Banned books on sale here: Hong Kong book fair will openly sell politically sensitive tomes

The annual event hopes to attract over a million visitors

PUBLISHED : Tuesday, 19 July, 2016, 10:36pm
UPDATED : Tuesday, 19 July, 2016, 10:58pm

Books banned in the mainland because of their politically sensitive content will be on sale as the 2016 Hong Kong Book Fair looks to attract over a million visitors.

Titles such as the four-volume Collected Works of Zhao Ziyang , to books detailing the events of the Cultural Revolution and tackling the subject of self-determination for Hong Kong, will be openly on sale at the event that begins today.

Benjamin Chau Kai-leung, deputy executive director of the Trade Development Council – the event’s organiser – said: “Hong Kong is a free and open place...no matter what political issues the books talk about, they can be sold at the book fair.”

A total of 640 bookstores and publishers took part in the fair this year, an increase of 9 per cent from last year.

Chau said he cannot predict the visitor turnout this year, as the weather will play an important role, but hopes more than a million people will attend.

Banned books hit headlines in Hong Kong recently when five associates from the Mighty Current publishing house and its Causeway Bay Books store – which specialised in books critical of the Chinese leadership – mysteriously went missing one after another last year.

The four-volume Collected Works of Zhao Ziyang was published by the Chinese University Press. Zhao, who became China’s premier in 1980 and the Communist Party’s general secretary in 1987, was considered the mastermind behind an ambitious blueprint for democratic reform that called for, among other changes, separating the party and the state.

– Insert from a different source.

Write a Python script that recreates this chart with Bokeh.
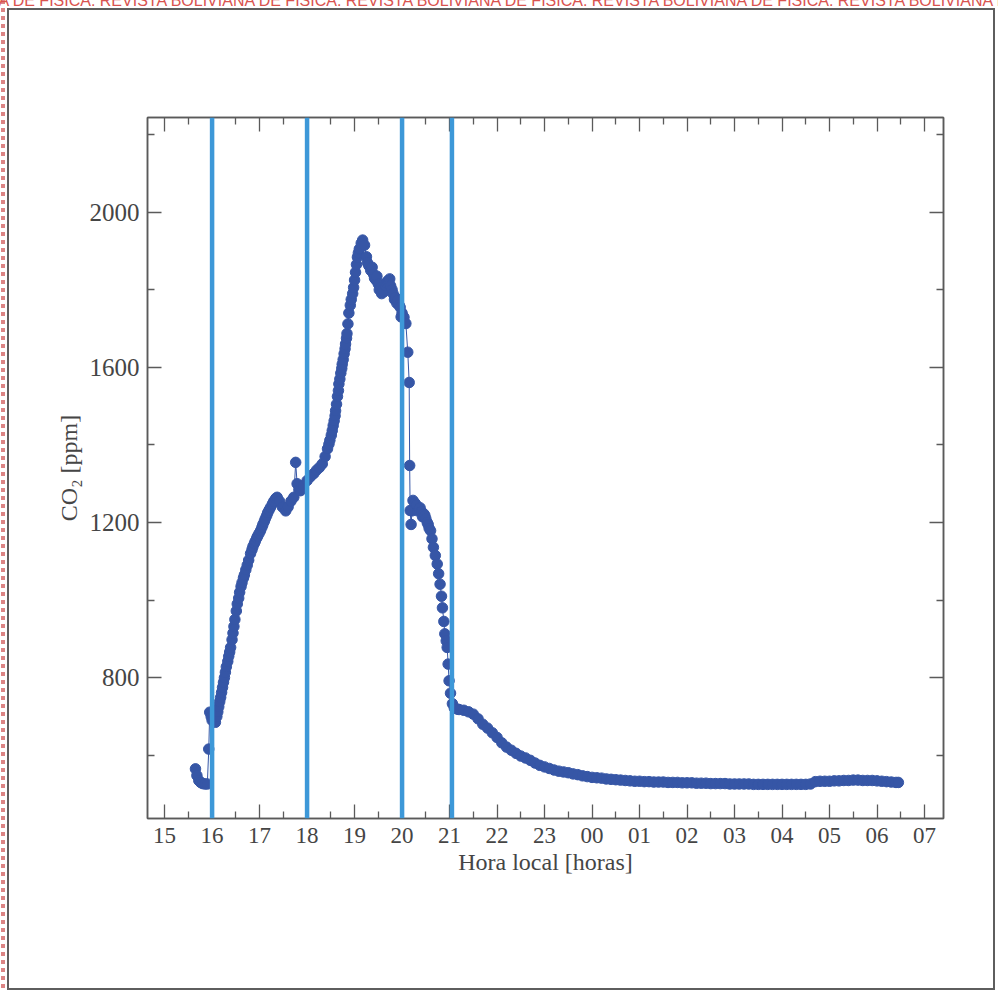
from bokeh.plotting import figure
from bokeh.models import FixedTicker, LinearAxis, Span, Range1d, InlineStyleSheet
from bokeh.embed import file_html
from bokeh.resources import INLINE

# ---- data (hours continue past 24 into the next morning) ----
EVENING_HOURS = [
    15.65, 15.68, 15.72, 15.76, 15.80, 15.85, 15.90, 15.93, 15.95, 15.98,
    16.00, 16.03, 16.07, 16.10, 16.12, 16.14, 16.16, 16.18, 16.20, 16.22,
    16.24, 16.26, 16.28, 16.30, 16.33, 16.35, 16.37, 16.39, 16.42, 16.44,
    16.46, 16.48, 16.51, 16.53, 16.56, 16.58, 16.61, 16.63, 16.66, 16.68,
    16.71, 16.74, 16.77, 16.81, 16.84, 16.86, 16.89, 16.91, 16.94, 16.96,
    16.99, 17.02, 17.05, 17.07, 17.10, 17.12, 17.15, 17.17, 17.20, 17.23,
    17.27, 17.30, 17.34, 17.37, 17.42, 17.48, 17.55, 17.60, 17.66, 17.72,
    17.76, 17.79, 17.83, 17.86, 17.92, 18.00, 18.07, 18.14, 18.20, 18.26,
    18.32, 18.38, 18.43, 18.46, 18.48, 18.51, 18.53, 18.55, 18.57, 18.59,
    18.60, 18.62, 18.64, 18.66, 18.67, 18.69, 18.71, 18.73, 18.74, 18.76,
    18.78, 18.80, 18.81, 18.83, 18.84, 18.86, 18.88, 18.91, 18.93, 18.96,
    18.98, 19.00, 19.02, 19.04, 19.06, 19.08, 19.10, 19.14, 19.17, 19.21,
    19.25, 19.27, 19.30, 19.34, 19.37, 19.40, 19.42, 19.45, 19.47, 19.50,
    19.52, 19.55, 19.57, 19.60, 19.62, 19.65, 19.67, 19.69, 19.72, 19.74,
    19.76, 19.79, 19.81, 19.84, 19.86, 19.89, 19.91, 19.94, 19.96, 19.98,
    20.00, 20.04, 20.08, 20.12, 20.15, 20.16, 20.17, 20.19, 20.21, 20.23,
    20.27, 20.30, 20.33, 20.36, 20.38, 20.41, 20.43, 20.46, 20.48, 20.50,
    20.53, 20.55, 20.57, 20.60, 20.63, 20.66, 20.70, 20.74, 20.77, 20.80,
    20.83, 20.85, 20.88, 20.90, 20.93, 20.95, 20.97, 20.99, 21.02, 21.06,
    21.10, 21.16,
]
EVENING_CO2 = [
    565, 548, 535, 530, 527, 526, 526, 616, 711, 700,
    690, 705, 685, 700, 712, 725, 738, 749, 762, 775,
    788, 800, 814, 828, 842, 855, 866, 878, 898, 915,
    932, 950, 972, 990, 1005, 1020, 1035, 1045, 1057, 1065,
    1078, 1090, 1103, 1120, 1130, 1138, 1146, 1152, 1160, 1165,
    1172, 1179, 1188, 1195, 1203, 1210, 1218, 1225, 1232, 1239,
    1248, 1255, 1262, 1265, 1255, 1240, 1230, 1240, 1255, 1265,
    1355, 1300, 1285, 1282, 1295, 1308, 1318, 1326, 1335, 1342,
    1351, 1370, 1390, 1402, 1412, 1425, 1437, 1450, 1462, 1475,
    1488, 1505, 1525, 1540, 1557, 1570, 1585, 1597, 1608, 1620,
    1635, 1648, 1660, 1675, 1687, 1712, 1740, 1760, 1775, 1790,
    1806, 1825, 1845, 1865, 1884, 1895, 1905, 1920, 1928, 1915,
    1885, 1870, 1862, 1850, 1858, 1840, 1830, 1825, 1835, 1815,
    1800, 1806, 1790, 1800, 1795, 1810, 1818, 1822, 1824, 1828,
    1810, 1800, 1790, 1775, 1780, 1765, 1773, 1760, 1755, 1730,
    1740, 1729, 1713, 1639, 1561, 1347, 1231, 1195, 1230, 1257,
    1250, 1245, 1230, 1235, 1238, 1228, 1215, 1222, 1218, 1210,
    1200, 1195, 1185, 1179, 1158, 1136, 1115, 1093, 1068, 1041,
    1010, 980, 945, 913, 895, 878, 835, 792, 760, 733,
    722, 719,
]
NIGHT_HOURS = [
    21.2, 21.3, 21.4, 21.5, 21.6, 21.7, 21.8, 21.9, 22.0, 22.1,
    22.2, 22.3, 22.4, 22.5, 22.6, 22.7, 22.8, 22.9, 23.0, 23.1,
    23.2, 23.3, 23.4, 23.5, 23.6, 23.7, 23.8, 23.9, 24.0, 24.1,
    24.2, 24.3, 24.4, 24.5, 24.6, 24.7, 24.8, 24.9, 25.0, 25.1,
    25.2, 25.3, 25.4, 25.5, 25.6, 25.7, 25.8, 25.9, 26.0, 26.1,
    26.2, 26.3, 26.4, 26.5, 26.6, 26.7, 26.8, 26.9, 27.0, 27.1,
    27.2, 27.3, 27.4, 27.5, 27.6, 27.7, 27.8, 27.9, 28.0, 28.1,
    28.2, 28.3, 28.4, 28.5, 28.6, 28.7, 28.8, 28.9, 29.0, 29.1,
    29.2, 29.3, 29.4, 29.5, 29.6, 29.7, 29.8, 29.9, 30.0, 30.1,
    30.2, 30.3, 30.4, 30.45,
]
NIGHT_CO2 = [
    718, 716, 712, 706, 694, 680, 670, 658, 646, 632,
    621, 613, 605, 598, 593, 587, 580, 574, 570, 566,
    562, 559, 557, 555, 552, 550, 547, 545, 543, 542,
    541, 539, 538, 537, 536, 535, 534, 533, 533, 532,
    532, 531, 531, 531, 530, 530, 530, 529, 529, 529,
    528, 528, 528, 527, 527, 527, 527, 526, 526, 526,
    526, 526, 525, 525, 525, 525, 525, 525, 525, 525,
    525, 525, 525, 525, 526, 532, 533, 533, 533, 534,
    534, 535, 535, 536, 536, 535, 535, 535, 534, 533,
    532, 531, 530, 530,
]
EVENT_HOURS = [16, 18, 20, 21.05]

X_TICKS = list(range(15, 32))
X_TICK_LABELS = ["15", "16", "17", "18", "19", "20", "21", "22", "23",
                 "00", "01", "02", "03", "04", "05", "06", "07"]
X_MINOR = [t + 0.5 for t in range(15, 31)]
Y_TICKS = [400, 800, 1200, 1600, 2000, 2400]
Y_MINOR = [600, 1000, 1400, 1800, 2200]

X_TITLE = "Hora local [horas]"
Y_TITLE = "CO\u2082 [ppm]"
BANNER = ("IA DE FISICA. REVISTA BOLIVIANA DE FISICA. REVISTA BOLIVIANA DE FISICA. "
          "REVISTA BOLIVIANA DE FISICA. REVISTA BOLIVIANA DE FISICA")

HOURS = EVENING_HOURS + NIGHT_HOURS
CO2 = EVENING_CO2 + NIGHT_CO2

# ---- styles ----
FONT = "Liberation Serif"
TXT = "#454545"
AX = "#5a5a5a"
DOT = "#3656a6"
EVT = "#3d98d8"

page_css = InlineStyleSheet(css="""
:host {
  background-color: #ffffff;
  background-image: repeating-linear-gradient(to bottom, #dc8585 0px, #dc8585 4px,
                    rgba(255,255,255,0) 4px, rgba(255,255,255,0) 8px);
  background-size: 4px 100%%;
  background-position: 1px 0px;
  background-repeat: no-repeat;
}
:host::before {
  content: "%s";
  position: absolute; top: -8px; left: -6px; width: 1004px;
  white-space: nowrap; overflow: hidden;
  font: 16px 'Liberation Sans', sans-serif; color: #d9534f; z-index: 20;
}
:host::after {
  content: ""; position: absolute; left: 7px; top: 8px; width: 988px; height: 982px;
  box-sizing: border-box; border: 2px solid #5e5e5e; pointer-events: none; z-index: 21;
}
""" % BANNER)

p = figure(width=998, height=992,
           x_range=Range1d(14.64, 31.40), y_range=Range1d(437, 2244),
           output_backend="svg", toolbar_location=None,
           min_border_left=147, min_border_right=55,
           min_border_top=117, min_border_bottom=174,
           x_axis_location=None, y_axis_location=None,
           stylesheets=[page_css])
p.grid.visible = False
p.background_fill_color = "white"
p.border_fill_color = None
p.outline_line_color = AX
p.outline_line_width = 1.5

xt = FixedTicker(ticks=X_TICKS, minor_ticks=X_MINOR)
yt = FixedTicker(ticks=Y_TICKS, minor_ticks=Y_MINOR)
overrides = {t: lab for t, lab in zip(X_TICKS, X_TICK_LABELS)}


def style(ax, label_size="23px", labels=True):
    ax.axis_line_color = AX
    ax.axis_line_width = 1.5
    ax.major_tick_line_color = AX
    ax.minor_tick_line_color = AX
    ax.major_tick_line_width = 1.3
    ax.minor_tick_line_width = 1.3
    ax.major_tick_in = 14
    ax.major_tick_out = 0
    ax.minor_tick_in = 7
    ax.minor_tick_out = 0
    ax.major_label_text_font = FONT
    ax.major_label_text_font_size = label_size
    ax.major_label_text_color = TXT
    ax.axis_label_text_font = FONT
    ax.axis_label_text_font_size = "24px"
    ax.axis_label_text_color = TXT
    ax.axis_label_text_font_style = "normal"
    if not labels:
        ax.major_label_text_font_size = "0px"
        ax.major_label_text_alpha = 0


xb = LinearAxis(ticker=xt, axis_label=X_TITLE)
xb.major_label_overrides = overrides
style(xb, "23px")
xb.major_label_standoff = 9
xb.axis_label_standoff = 3
p.add_layout(xb, "below")

xa = LinearAxis(ticker=xt)
style(xa, labels=False)
p.add_layout(xa, "above")

yl = LinearAxis(ticker=yt, axis_label=Y_TITLE)
style(yl, "25px")
yl.major_label_standoff = 8
yl.axis_label_standoff = 5
p.add_layout(yl, "left")

yr = LinearAxis(ticker=yt)
style(yr, labels=False)
p.add_layout(yr, "right")

# data: thin connecting line plus filled dots
p.line(HOURS, CO2, line_color=DOT, line_width=1)
p.scatter(HOURS, CO2, size=10.5, fill_color=DOT, line_color=DOT)

# event lines
for h in EVENT_HOURS:
    p.add_layout(Span(location=h, dimension="height", line_color=EVT, line_width=4.5))

open("out.html", "w").write(file_html(p, INLINE))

The books gather more than 2,000 pages of his internal speeches and letters. A Chinese University Press staff said an “academic perspective” was used in deciding which books to publish.

Author Lam Hong-ching will have 2,000 books about self-determination of Hong Kong for sale at publisher Subculture’s stall.

“I support independence for Hong Kong. A lot of people have also started to support self-determination to decide whether the city should become an independent place,” he said.

Another publisher, Sun Effort, will be selling books poking fun at not just Hong Kong’s officials, but also people who are ignorant or apathetic of current issues in the city. Its editor Ivan Cheung Chun-pong hoped the books will raise political awareness among nonchalant people in Hong Kong.

On a wider scale, the 27th instalment of the annual book fair will also carry a theme for the first time: Chinese martial arts literature. Books, manuscripts and newspaper cuttings from as far back as the 1960s will be on display. The fair will run till July 26 at the Hong Kong Convention and Exhibition Centre.